━━━ Collected material ━━━
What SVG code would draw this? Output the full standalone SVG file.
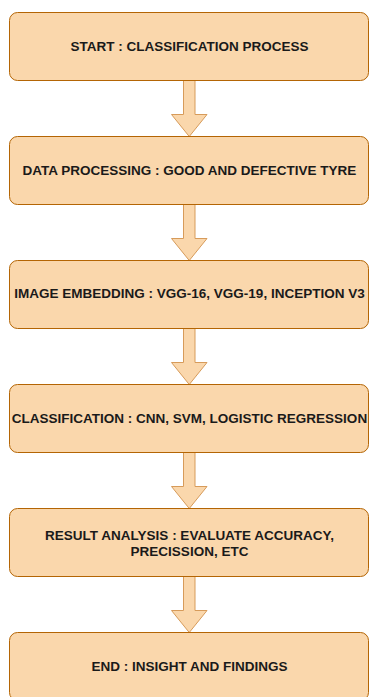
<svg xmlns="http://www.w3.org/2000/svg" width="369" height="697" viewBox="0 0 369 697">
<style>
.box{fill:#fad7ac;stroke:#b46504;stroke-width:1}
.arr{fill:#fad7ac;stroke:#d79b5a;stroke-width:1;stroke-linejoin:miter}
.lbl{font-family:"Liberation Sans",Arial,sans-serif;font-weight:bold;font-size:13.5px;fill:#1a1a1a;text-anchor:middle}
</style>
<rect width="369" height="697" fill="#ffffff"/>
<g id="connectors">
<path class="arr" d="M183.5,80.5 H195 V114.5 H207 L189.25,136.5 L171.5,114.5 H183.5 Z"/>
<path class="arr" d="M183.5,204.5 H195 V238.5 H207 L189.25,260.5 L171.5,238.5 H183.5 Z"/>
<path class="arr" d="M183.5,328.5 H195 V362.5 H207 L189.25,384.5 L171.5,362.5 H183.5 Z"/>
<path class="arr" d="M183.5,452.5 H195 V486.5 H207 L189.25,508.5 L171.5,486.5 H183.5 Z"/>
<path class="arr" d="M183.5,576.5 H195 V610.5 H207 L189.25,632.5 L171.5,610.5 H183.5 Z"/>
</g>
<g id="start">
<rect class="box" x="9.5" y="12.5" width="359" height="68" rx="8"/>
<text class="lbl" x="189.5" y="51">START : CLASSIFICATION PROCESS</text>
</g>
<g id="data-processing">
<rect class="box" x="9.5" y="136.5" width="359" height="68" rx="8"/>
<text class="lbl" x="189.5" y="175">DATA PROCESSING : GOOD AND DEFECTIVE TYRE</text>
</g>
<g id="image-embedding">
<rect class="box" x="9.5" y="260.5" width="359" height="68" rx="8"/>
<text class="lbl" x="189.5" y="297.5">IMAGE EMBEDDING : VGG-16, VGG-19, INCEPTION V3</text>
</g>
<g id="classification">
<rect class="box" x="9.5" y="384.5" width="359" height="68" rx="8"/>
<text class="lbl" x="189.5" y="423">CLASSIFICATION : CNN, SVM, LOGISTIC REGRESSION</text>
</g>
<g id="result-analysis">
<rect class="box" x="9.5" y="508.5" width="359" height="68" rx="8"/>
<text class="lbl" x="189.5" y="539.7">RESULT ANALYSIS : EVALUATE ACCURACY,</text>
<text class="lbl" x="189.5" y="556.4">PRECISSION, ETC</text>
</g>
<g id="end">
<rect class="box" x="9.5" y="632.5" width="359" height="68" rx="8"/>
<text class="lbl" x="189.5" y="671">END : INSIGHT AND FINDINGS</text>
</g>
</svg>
━━━
**Exercise details:**
Repeat the data exactly, without the pictures.

**The output:**
What SVG code would draw this? Output the full standalone SVG file.
<svg xmlns="http://www.w3.org/2000/svg" width="369" height="697" viewBox="0 0 369 697">
<style>
.box{fill:#fad7ac;stroke:#b46504;stroke-width:1}
.arr{fill:#fad7ac;stroke:#d79b5a;stroke-width:1;stroke-linejoin:miter}
.lbl{font-family:"Liberation Sans",Arial,sans-serif;font-weight:bold;font-size:13.5px;fill:#1a1a1a;text-anchor:middle}
</style>
<rect width="369" height="697" fill="#ffffff"/>
<g id="connectors">
<path class="arr" d="M183.5,80.5 H195 V114.5 H207 L189.25,136.5 L171.5,114.5 H183.5 Z"/>
<path class="arr" d="M183.5,204.5 H195 V238.5 H207 L189.25,260.5 L171.5,238.5 H183.5 Z"/>
<path class="arr" d="M183.5,328.5 H195 V362.5 H207 L189.25,384.5 L171.5,362.5 H183.5 Z"/>
<path class="arr" d="M183.5,452.5 H195 V486.5 H207 L189.25,508.5 L171.5,486.5 H183.5 Z"/>
<path class="arr" d="M183.5,576.5 H195 V610.5 H207 L189.25,632.5 L171.5,610.5 H183.5 Z"/>
</g>
<g id="start">
<rect class="box" x="9.5" y="12.5" width="359" height="68" rx="8"/>
<text class="lbl" x="189.5" y="51">START : CLASSIFICATION PROCESS</text>
</g>
<g id="data-processing">
<rect class="box" x="9.5" y="136.5" width="359" height="68" rx="8"/>
<text class="lbl" x="189.5" y="175">DATA PROCESSING : GOOD AND DEFECTIVE TYRE</text>
</g>
<g id="image-embedding">
<rect class="box" x="9.5" y="260.5" width="359" height="68" rx="8"/>
<text class="lbl" x="189.5" y="297.5">IMAGE EMBEDDING : VGG-16, VGG-19, INCEPTION V3</text>
</g>
<g id="classification">
<rect class="box" x="9.5" y="384.5" width="359" height="68" rx="8"/>
<text class="lbl" x="189.5" y="423">CLASSIFICATION : CNN, SVM, LOGISTIC REGRESSION</text>
</g>
<g id="result-analysis">
<rect class="box" x="9.5" y="508.5" width="359" height="68" rx="8"/>
<text class="lbl" x="189.5" y="539.7">RESULT ANALYSIS : EVALUATE ACCURACY,</text>
<text class="lbl" x="189.5" y="556.4">PRECISSION, ETC</text>
</g>
<g id="end">
<rect class="box" x="9.5" y="632.5" width="359" height="68" rx="8"/>
<text class="lbl" x="189.5" y="671">END : INSIGHT AND FINDINGS</text>
</g>
</svg>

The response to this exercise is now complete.